The stakes in this region are high. Even before the Yemeni revolution in 1962 the Chinese had appeared, offering technical aid. In its turn the U.S.S.R. invested $28 million in military aid to the former Imam’s regime. The only conceivable point to both these ventures was to gain toeholds in the Red Sea region. Thus today’s contest was clearly foreseen in Peking and Moscow. Soviet air bases remain at Sanaa and Hodeida. Lately, some electronically equipped Soviet trawlers, operating from Egypt’s Red Sea coast, have appeared to be fishing in more than one sense. Across the Red Sea, Soviet arms have for some time been going to Somalia, causing great anxiety in Addis Ababa.

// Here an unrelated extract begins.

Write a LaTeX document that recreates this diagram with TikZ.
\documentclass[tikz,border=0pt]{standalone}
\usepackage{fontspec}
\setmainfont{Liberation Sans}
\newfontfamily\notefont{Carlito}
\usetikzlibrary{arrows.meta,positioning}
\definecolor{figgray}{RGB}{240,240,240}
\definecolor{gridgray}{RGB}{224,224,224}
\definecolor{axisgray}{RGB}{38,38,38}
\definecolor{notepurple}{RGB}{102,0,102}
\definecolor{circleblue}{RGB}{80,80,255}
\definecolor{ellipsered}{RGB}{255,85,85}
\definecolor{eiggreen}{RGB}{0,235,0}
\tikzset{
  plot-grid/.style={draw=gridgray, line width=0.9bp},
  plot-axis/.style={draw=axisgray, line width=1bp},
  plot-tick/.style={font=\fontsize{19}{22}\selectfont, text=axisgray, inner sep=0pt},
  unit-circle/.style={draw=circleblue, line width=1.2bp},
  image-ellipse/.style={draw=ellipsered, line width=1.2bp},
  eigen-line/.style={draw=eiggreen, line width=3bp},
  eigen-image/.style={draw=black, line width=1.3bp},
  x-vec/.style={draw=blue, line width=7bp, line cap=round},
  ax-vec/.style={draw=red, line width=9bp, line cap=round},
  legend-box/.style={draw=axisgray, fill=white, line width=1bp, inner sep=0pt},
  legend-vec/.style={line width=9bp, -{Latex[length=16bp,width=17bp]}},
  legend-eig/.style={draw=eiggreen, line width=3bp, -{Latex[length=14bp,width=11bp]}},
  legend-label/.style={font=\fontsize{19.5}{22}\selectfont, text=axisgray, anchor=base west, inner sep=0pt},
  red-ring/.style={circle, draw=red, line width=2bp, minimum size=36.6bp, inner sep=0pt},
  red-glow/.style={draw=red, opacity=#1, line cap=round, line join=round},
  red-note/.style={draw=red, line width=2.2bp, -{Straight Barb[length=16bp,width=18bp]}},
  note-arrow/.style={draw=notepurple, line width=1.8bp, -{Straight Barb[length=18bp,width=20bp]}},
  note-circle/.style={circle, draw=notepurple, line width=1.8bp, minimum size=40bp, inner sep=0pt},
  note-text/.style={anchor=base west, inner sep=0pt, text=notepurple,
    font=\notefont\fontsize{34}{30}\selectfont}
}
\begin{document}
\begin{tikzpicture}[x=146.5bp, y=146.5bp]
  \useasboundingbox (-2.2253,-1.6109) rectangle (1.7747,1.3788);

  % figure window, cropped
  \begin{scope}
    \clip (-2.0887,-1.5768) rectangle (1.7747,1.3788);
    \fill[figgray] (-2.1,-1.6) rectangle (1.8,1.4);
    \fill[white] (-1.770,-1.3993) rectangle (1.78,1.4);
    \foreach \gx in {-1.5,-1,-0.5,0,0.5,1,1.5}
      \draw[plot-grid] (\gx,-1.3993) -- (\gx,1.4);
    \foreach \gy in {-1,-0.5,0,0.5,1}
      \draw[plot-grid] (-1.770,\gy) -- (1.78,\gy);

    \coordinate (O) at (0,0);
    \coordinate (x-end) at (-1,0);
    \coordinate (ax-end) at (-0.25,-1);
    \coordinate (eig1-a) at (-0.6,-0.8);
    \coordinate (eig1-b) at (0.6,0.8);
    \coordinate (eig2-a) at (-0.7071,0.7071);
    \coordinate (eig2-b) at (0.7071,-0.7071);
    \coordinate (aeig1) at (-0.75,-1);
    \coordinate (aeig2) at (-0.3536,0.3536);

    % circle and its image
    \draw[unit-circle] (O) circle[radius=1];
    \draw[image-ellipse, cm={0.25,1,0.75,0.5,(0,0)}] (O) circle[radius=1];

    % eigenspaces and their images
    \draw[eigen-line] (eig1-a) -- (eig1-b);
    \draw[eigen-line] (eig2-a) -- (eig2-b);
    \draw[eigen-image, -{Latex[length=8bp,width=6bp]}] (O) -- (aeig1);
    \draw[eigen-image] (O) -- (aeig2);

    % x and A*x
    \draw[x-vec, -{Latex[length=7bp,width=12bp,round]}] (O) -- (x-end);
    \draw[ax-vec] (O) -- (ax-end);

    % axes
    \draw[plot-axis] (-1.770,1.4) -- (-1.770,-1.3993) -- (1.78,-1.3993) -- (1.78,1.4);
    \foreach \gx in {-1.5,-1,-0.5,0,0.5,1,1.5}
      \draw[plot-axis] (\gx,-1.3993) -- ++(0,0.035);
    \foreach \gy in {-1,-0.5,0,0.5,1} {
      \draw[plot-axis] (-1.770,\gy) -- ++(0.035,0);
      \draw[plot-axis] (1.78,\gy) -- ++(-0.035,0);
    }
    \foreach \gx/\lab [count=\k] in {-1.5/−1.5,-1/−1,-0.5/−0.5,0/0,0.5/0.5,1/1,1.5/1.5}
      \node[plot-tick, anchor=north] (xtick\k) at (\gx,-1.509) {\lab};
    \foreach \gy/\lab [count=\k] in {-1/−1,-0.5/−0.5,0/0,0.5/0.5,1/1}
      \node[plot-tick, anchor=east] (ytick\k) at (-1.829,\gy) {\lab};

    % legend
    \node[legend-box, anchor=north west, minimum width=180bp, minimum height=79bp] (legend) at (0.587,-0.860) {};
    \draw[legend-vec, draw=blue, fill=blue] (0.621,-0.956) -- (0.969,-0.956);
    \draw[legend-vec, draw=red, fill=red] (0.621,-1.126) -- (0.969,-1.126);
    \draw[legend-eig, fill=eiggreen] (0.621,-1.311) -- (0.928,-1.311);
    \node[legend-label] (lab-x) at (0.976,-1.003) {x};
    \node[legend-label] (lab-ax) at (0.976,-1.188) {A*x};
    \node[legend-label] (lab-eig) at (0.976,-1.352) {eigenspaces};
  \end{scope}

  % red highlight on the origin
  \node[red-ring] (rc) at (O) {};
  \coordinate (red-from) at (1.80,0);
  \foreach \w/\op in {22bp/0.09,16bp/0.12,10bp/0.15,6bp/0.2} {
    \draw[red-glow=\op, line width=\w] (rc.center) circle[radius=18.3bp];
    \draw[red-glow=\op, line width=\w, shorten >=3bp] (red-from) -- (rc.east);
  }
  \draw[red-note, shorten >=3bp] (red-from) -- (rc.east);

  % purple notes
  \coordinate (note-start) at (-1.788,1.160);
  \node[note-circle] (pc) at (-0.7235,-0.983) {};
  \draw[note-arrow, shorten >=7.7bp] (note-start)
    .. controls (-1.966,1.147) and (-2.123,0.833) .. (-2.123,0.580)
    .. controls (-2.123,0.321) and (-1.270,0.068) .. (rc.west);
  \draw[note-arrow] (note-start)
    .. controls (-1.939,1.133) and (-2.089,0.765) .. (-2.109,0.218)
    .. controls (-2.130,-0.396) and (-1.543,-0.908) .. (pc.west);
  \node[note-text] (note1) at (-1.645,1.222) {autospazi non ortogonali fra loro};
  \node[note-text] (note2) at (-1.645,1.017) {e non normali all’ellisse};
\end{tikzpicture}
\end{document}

It seems significant, therefore, that King Faisal has been making friendly overtures to Emperor Haile Selassie, and that he has visited Khartoum as well as Washington. Nearer home he is sponsoring and paying for a “Friendship Road,” which connects the small states on the Arabian Gulf coast with each other and with Saudi Arabia. He has settled local border disputes with Kuwait and Qatar. Another recent agreement with Jordan has set the border between them so as to enable Jordan to expand its port of Aqaba.
Israel’s position
With the obvious breakup of attempts at Arab unity and the present polarization of factions, Israel should feel more secure than in the immediate past. No one today expects an Arab drive against Israel. The violent talk about Israel seems almost in inverse relationship to potential threats. Syria is most vocal — and weakest internally. Half of Egypt’s army is still bogged down in Yemen. King Hussein is fully occupied keeping a step ahead of subversive local Nasserites, and parrying efforts by Shukairy to divide the Palestinians who make up the backbone of Jordan’s electorate. The river question is a chronic issue, but Israel does not object to the dam being constructed by Jordan on the Yarmuk.

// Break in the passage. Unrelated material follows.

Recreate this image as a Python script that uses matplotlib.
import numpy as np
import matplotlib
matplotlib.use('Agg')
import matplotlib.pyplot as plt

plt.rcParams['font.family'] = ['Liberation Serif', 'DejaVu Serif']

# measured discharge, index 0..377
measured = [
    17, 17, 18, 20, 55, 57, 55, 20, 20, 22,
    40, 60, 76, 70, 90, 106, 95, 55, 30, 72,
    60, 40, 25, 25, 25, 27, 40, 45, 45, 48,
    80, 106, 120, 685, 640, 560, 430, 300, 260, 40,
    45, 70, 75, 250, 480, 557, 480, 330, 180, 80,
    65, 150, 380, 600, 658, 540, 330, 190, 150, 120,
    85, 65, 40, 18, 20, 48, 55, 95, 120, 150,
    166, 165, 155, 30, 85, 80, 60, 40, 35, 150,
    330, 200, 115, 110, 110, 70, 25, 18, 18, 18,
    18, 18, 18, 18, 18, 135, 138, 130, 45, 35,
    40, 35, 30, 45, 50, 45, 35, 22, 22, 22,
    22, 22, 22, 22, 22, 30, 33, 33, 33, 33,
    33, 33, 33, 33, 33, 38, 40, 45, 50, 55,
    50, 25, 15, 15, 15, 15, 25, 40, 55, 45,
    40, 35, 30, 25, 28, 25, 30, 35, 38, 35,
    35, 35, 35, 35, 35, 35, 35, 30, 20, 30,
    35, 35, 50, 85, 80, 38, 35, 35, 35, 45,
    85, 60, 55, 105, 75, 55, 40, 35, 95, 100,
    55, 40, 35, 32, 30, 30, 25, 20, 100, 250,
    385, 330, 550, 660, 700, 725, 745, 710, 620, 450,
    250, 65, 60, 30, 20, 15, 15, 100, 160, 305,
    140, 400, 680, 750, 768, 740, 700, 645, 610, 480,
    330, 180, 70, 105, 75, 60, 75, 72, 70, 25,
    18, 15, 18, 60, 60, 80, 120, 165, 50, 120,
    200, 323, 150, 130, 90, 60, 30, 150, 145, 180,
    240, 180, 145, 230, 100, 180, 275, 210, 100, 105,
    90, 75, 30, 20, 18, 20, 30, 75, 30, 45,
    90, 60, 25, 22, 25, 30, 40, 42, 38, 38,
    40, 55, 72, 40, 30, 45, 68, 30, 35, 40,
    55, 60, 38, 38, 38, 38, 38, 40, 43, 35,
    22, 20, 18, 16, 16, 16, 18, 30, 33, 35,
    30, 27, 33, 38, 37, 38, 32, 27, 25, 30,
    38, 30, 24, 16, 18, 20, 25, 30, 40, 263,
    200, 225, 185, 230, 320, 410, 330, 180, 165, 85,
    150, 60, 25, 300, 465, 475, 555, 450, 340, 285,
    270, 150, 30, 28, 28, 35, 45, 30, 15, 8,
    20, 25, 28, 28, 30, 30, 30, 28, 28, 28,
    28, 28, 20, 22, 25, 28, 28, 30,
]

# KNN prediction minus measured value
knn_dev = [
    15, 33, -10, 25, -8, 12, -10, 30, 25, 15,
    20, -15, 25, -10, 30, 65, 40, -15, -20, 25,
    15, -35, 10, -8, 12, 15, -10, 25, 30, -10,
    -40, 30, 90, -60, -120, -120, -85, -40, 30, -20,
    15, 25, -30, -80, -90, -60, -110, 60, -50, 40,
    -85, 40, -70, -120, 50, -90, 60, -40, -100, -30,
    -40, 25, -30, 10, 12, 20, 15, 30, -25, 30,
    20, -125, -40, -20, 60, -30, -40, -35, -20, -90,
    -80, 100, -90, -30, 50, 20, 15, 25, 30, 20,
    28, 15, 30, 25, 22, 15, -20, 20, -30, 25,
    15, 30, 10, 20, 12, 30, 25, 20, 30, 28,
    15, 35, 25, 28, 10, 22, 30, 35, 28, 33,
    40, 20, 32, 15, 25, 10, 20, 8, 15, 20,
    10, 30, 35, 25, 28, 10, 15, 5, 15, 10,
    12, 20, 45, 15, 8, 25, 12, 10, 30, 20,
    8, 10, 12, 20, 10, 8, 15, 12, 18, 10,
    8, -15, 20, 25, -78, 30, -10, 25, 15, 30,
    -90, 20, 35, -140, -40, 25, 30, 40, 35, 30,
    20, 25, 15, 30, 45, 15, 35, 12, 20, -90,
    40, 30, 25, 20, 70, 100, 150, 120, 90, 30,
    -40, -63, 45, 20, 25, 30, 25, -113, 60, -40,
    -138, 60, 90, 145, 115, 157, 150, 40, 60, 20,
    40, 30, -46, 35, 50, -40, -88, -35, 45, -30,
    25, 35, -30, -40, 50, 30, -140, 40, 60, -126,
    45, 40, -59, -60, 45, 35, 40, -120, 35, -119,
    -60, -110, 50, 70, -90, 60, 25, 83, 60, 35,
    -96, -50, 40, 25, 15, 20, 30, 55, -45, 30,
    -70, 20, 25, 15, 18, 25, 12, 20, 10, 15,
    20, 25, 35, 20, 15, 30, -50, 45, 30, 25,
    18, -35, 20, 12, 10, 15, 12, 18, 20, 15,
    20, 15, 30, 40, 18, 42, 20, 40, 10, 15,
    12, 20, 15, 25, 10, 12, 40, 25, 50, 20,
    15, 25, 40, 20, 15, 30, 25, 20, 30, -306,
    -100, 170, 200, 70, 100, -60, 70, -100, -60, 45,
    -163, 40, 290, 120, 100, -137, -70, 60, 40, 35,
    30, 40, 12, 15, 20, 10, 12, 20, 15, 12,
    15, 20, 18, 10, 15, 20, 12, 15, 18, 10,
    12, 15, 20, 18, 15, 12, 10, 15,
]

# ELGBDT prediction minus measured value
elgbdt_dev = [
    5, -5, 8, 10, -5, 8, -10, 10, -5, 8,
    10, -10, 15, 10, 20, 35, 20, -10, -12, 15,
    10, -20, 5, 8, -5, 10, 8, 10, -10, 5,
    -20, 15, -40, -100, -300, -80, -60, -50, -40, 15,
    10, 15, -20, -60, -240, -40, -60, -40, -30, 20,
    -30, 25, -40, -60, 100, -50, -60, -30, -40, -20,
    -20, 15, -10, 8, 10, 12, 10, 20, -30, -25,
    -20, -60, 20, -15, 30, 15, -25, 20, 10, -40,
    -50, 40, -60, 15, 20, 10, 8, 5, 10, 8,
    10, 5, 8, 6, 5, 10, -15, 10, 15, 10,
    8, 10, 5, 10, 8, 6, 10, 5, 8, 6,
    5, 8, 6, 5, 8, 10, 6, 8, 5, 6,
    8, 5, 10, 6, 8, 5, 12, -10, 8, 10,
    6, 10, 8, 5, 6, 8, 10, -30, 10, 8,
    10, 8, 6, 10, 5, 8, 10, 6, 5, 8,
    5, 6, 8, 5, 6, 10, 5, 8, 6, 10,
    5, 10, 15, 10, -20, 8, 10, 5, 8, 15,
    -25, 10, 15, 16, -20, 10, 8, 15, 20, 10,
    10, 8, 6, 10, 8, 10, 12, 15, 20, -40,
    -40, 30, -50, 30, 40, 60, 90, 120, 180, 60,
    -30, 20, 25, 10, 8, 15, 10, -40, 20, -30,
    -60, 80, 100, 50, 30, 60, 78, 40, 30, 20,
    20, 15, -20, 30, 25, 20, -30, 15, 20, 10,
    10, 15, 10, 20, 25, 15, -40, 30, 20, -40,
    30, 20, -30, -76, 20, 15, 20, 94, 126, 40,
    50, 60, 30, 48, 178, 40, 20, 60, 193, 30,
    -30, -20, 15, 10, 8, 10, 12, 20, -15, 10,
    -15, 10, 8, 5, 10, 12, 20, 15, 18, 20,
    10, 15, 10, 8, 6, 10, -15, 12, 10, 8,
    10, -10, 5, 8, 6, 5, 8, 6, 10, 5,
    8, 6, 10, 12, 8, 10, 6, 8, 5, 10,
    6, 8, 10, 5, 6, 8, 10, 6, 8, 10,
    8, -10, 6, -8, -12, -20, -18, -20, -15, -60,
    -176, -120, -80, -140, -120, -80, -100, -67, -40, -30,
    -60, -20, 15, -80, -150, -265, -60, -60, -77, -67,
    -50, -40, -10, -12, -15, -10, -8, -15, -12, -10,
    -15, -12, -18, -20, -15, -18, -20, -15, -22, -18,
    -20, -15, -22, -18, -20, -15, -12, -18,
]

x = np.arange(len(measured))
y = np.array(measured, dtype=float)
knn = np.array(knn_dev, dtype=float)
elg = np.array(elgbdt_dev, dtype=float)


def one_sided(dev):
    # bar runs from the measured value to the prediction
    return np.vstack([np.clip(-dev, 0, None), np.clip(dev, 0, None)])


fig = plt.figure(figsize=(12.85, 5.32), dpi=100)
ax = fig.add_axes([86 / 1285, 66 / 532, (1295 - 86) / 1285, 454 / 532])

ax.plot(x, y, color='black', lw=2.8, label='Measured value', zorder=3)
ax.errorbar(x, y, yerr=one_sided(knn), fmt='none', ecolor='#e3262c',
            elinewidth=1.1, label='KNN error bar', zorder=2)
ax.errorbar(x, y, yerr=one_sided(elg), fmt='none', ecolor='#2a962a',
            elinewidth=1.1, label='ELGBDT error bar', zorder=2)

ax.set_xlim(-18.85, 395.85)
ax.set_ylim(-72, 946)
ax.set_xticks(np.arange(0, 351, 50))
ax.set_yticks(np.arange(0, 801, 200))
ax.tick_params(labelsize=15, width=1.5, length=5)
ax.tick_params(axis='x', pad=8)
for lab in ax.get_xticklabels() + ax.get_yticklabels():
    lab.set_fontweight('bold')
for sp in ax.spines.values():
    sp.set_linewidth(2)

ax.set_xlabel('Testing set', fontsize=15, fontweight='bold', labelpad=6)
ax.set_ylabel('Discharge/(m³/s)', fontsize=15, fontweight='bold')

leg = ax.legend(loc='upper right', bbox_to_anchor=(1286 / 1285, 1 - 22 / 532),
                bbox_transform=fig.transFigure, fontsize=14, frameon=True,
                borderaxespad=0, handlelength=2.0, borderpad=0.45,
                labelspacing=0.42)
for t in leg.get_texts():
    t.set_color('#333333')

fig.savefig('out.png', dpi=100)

Even so, Israel has continued insistently to argue for American defense commitments. Earlier, the plea was for a unilateral guarantee of Israel’s frontiers. When the United States determined that such a move would not be in Israel’s interest, or in its own, the argument moved to different ground. Israel wanted its independent means of defense. It wanted not to rely indefinitely on the presence of the Sixth Fleet in the Mediterranean.
Israelis believe that an important turning point in relations with Washington has been reached with the agreement for eventual delivery of A-4 Skyhawk bombers. Skyhawks can operate from short runways, such as those in Israel. They have a combat range of 1000 miles and can carry 5000 pounds of bombs or missiles. The significance of this deal is that for the first time Washington has been persuaded of Israel’s need of an offensive American plane.
There are in this case, as in those with Arab countries, restrictions on procurement from other sources and on total amounts spent on arms. Yet press reports from Tel Aviv and Jerusalem reveal that Israel regards the Skyhawk agreement as a great diplomatic victory. To Tel Aviv it means that Washington accepts the idea of independent deterrent power. It is also suggested in this period of euphoria that with this deterrent promised, the decision about atomic weapons development in Israel can be postponed.
Israel may have reaped another temporary bonus in defense this last summer. U.S. pilots in July in Vietnam demonstrated a way to evade the Soviet SAM missiles in North Vietnam. The possibility that the SAM’s may therefore become obsolete is a potential blow to Cairo. The search for a new means of protection could only lead to further escalation in the region.